Первые восторженные отзывы о Витольде Витольдовиче в 1986 году принес в физтех мой коллега и будущий научный руководитель Николай Сансуевич Тю, ныне доктор наук и профессор нашей кафедры. А увиделся я с шефом через два года, будучи в тот момент учителем труда. Помню с благоговейным трепетом вхожу в кабинет известного ученого, заведующего кафедрой высшей математики. Он полистал оттиски моих статей и подписал заявление о приеме на работу. Не знаю почему, но буквально с первого дня между нами установились доверительные отношения.

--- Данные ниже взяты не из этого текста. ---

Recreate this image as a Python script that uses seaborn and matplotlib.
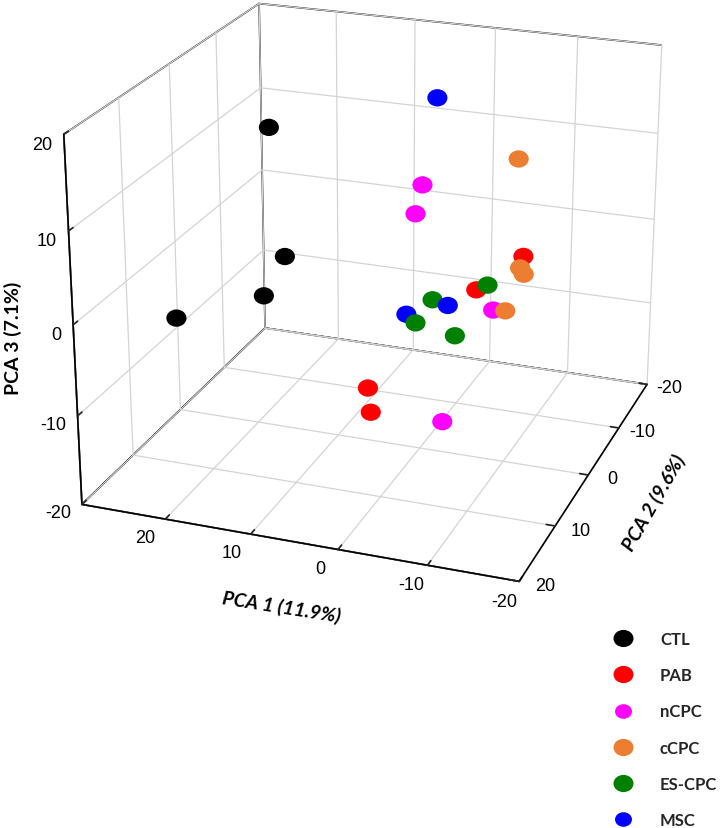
import numpy as np
import pandas as pd
import seaborn as sns
import matplotlib
matplotlib.use("Agg")
import matplotlib.pyplot as plt
from matplotlib.path import Path
from matplotlib.transforms import Affine2D
from matplotlib.lines import Line2D
from matplotlib.markers import MarkerStyle

# ---------------- data ----------------
groups = ["CTL", "PAB", "nCPC", "cCPC", "ES-CPC", "MSC"]
group_colors = ["#000000", "#FF0000", "#FF00FF", "#ED7D31", "#008000", "#0000FF"]

ctl_pc1 = [15.3, 18.5, 15.7, 28.3]
ctl_pc2 = [5.0, -4.0, 6.0, 3.0]
ctl_pc3 = [16.5, -2.1, -1.6, -7.3]

pab_pc1 = [-9.9, -6.5, 3.4, 2.1]
pab_pc2 = [-5.0, 0.0, 6.0, 8.0]
pab_pc3 = [1.1, -0.8, -10.3, -11.8]

ncpc_pc1 = [2.6, 2.5, -8.5, -6.2]
ncpc_pc2 = [-6.0, -4.0, 0.0, 8.0]
ncpc_pc3 = [7.2, 4.8, -2.8, -11.6]

ccpc_pc1 = [-8.7, -11.5, -13.1, -9.9]
ccpc_pc2 = [-6.0, 0.0, 3.0, 0.0]
ccpc_pc3 = [11.4, 2.3, 3.2, -2.7]

escpc_pc1 = [-7.8, -1.4, 0.6, -5.8]
escpc_pc2 = [0.0, 0.0, 0.0, 4.0]
escpc_pc3 = [-0.1, -2.6, -5.5, -4.1]

msc_pc1 = [4.9, 4.0, -3.2]
msc_pc2 = [-15.0, -5.0, 0.0]
msc_pc3 = [13.3, -7.4, -3.0]

x_ticks = [-20, -10, 0, 10, 20]
y_ticks = [-20, -10, 0, 10, 20]
z_ticks = [-20, -10, 0, 10, 20]
x_label = "PCA 1 (11.9%)"
y_label = "PCA 2 (9.6%)"
z_label = "PCA 3 (7.1%)"

series = {
    "CTL": (ctl_pc1, ctl_pc2, ctl_pc3),
    "PAB": (pab_pc1, pab_pc2, pab_pc3),
    "nCPC": (ncpc_pc1, ncpc_pc2, ncpc_pc3),
    "cCPC": (ccpc_pc1, ccpc_pc2, ccpc_pc3),
    "ES-CPC": (escpc_pc1, escpc_pc2, escpc_pc3),
    "MSC": (msc_pc1, msc_pc2, msc_pc3),
}
df = pd.concat(
    [pd.DataFrame({"group": g, "pc1": v[0], "pc2": v[1], "pc3": v[2]}) for g, v in series.items()],
    ignore_index=True,
)

# ---------------- style ----------------
sns.set_theme(style="white")
palette = dict(zip(groups, sns.color_palette(group_colors)))
plt.rcParams.update({
    "font.family": ["Liberation Sans", "DejaVu Sans"],
    "axes.unicode_minus": False,
    "grid.color": "#d4d4d4",
    "grid.linewidth": 0.9,
})

ell = Path.unit_circle().transformed(Affine2D().scale(1.0, 0.86))
marker = MarkerStyle(ell)

fig = plt.figure(figsize=(7.2, 8.29), dpi=100)
ax = fig.add_axes([0.0125, 0.228, 1.0, 0.8684], projection="3d")
ax.set_proj_type("persp", focal_length=0.65)
ax.set_box_aspect((0.96, 1, 0.82), zoom=1.01)
ax.view_init(elev=21.9, azim=110.2)
xlo, xhi = -20, 30
ylo, yhi = -20, 20
zlo, zhi = -20, 20
try:
    ax.set_xlim(xlo, xhi, view_margin=0)
    ax.set_ylim(ylo, yhi, view_margin=0)
    ax.set_zlim(zlo, zhi, view_margin=0)
except TypeError:
    ax.set_xlim(xlo, xhi)
    ax.set_ylim(ylo, yhi)
    ax.set_zlim(zlo, zhi)
ax.set_xticks(x_ticks)
ax.set_yticks(y_ticks)
ax.set_zticks(z_ticks)
try:
    ax.zaxis.set_ticks_position("upper")
except Exception:
    pass

for axis in (ax.xaxis, ax.yaxis, ax.zaxis):
    axis.set_tick_params(labelbottom=False, labelleft=False)
    for lbl in axis.get_ticklabels():
        lbl.set_visible(False)
    axis.set_pane_color((1, 1, 1, 1))
    axis.pane.set_edgecolor("black")
    axis.pane.set_linewidth(1.2)
    axis.line.set_color("black")
    axis.line.set_linewidth(1.2)
    axis._axinfo["grid"].update(color="#d4d4d4", linewidth=0.9)
    axis._axinfo["tick"]["inward_factor"] = 0.0
    axis._axinfo["tick"]["outward_factor"] = 0.25
    axis._axinfo["tick"]["color"] = "black"

colors = [palette[g] for g in df["group"]]
ax.scatter(df["pc1"], df["pc2"], df["pc3"], c=colors, s=210, marker=marker,
           depthshade=False, linewidths=0, alpha=1)

# tick labels: project the 3D anchor points with the axes' own projection,
# then place ordinary 2D texts there (so their positions stay well defined)
M = ax.get_proj()


def to2d(x, y, z):
    v = M @ np.array([x, y, z, 1.0])
    return v[0] / v[3], v[1] / v[3]


tl_kw = dict(fontsize=13, color="black", family=["Liberation Sans", "DejaVu Sans"],
             transform=ax.transData)
for t in x_ticks:
    px, py = to2d(t + 0.2, yhi + 3.5, zlo)
    ax.text2D(px, py, str(t), ha="center", va="center", **tl_kw)
for t in y_ticks:
    px, py = to2d(xlo - 2.8, t, zlo)
    ax.text2D(px, py, str(t), ha="center", va="center", **tl_kw)
for t in z_ticks:
    px, py = to2d(xhi + 1.4, yhi, t - 1.2)
    ax.text2D(px, py, str(t), ha="right", va="center", **tl_kw)

# axis titles
lab_kw = dict(family=["Lato", "DejaVu Sans"], weight="bold", fontsize=14, color="black",
              ha="center", va="center")
fig.text(281 / 720, 1 - 607 / 829, x_label, rotation=-9, style="italic", **lab_kw)
fig.text(654 / 720, 1 - 503 / 829, y_label, rotation=60, style="italic", **lab_kw)
fig.text(13 / 720, 1 - 338 / 829, z_label, rotation=90, **lab_kw)

# legend
small = {"nCPC", "MSC"}
handles = [Line2D([], [], linestyle="none", marker=marker, markersize=(12.2 if g in small else 14.4),
                  markerfacecolor=palette[g], markeredgewidth=0) for g in groups]
fig.legend(handles, groups, loc="upper left", bbox_to_anchor=(0.842, 0.2376),
           frameon=False, borderpad=0, borderaxespad=0, handlelength=2.0, handletextpad=1.22,
           labelspacing=1.21, prop=dict(family=["Lato", "DejaVu Sans"], weight="bold", size=12))

fig.savefig("out.png", dpi=100)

Шеф никогда не был большим чиновником, но на общественных началах тащил кучу ответственных портфелей в институте, ВАКе, мини-стерстве и был по настоящему государственным человеком. Он считал, что по своей гуманитарной направленности университетом наш ВУЗ делают общеобразовательные кафедры, причем центр тяжести находится на Высшей математике. И по числу часов, и по охвату студентов, по количественному составу и качеству преподавателей и, наконец, по уровню решаемых сверхзадач образования. В сущности, говорил он, университет это мы – несколько десятков человек. Если не сумеем достойно пронести и передать эстафету, останется ДПИ. По этому о нас будут судить и помнить. Все остальное есть тлен и суета. У каждого первокурсника нужно вызвать ощущение причастности к таинству, дать ему почувствовать себя в храме науки. С этим он будет учиться пять лет. И всю оставшуюся жизнь, даже став министром и капиталистом, будет осознавать себя университетским человеком. Вот тогда мы по праву войдем в европейский дом.
Говоря о шефе, все время приходится пользоваться личным опытом. Прошу за это простить, но, во-первых, другого у меня нет, а во-вторых, будучи его прямым учеником, 14 лет имел неограниченную возможность встречаться, совместно обсуждать все, что представляло интерес, оценивать его профессиональные и человеческие качества, думать о нем. Считаю, что знал шефа лучше многих, хотя по кафедральным меркам работаю в институте относительно недавно.
Прежде всего, львиную долю авторитета кафедры составлял он сам. У нас много ярких преподавателей. В лучшие годы каждый седьмой был профессором. Но спросишь «Профессор в Донецке?» и никто не уточняет какой.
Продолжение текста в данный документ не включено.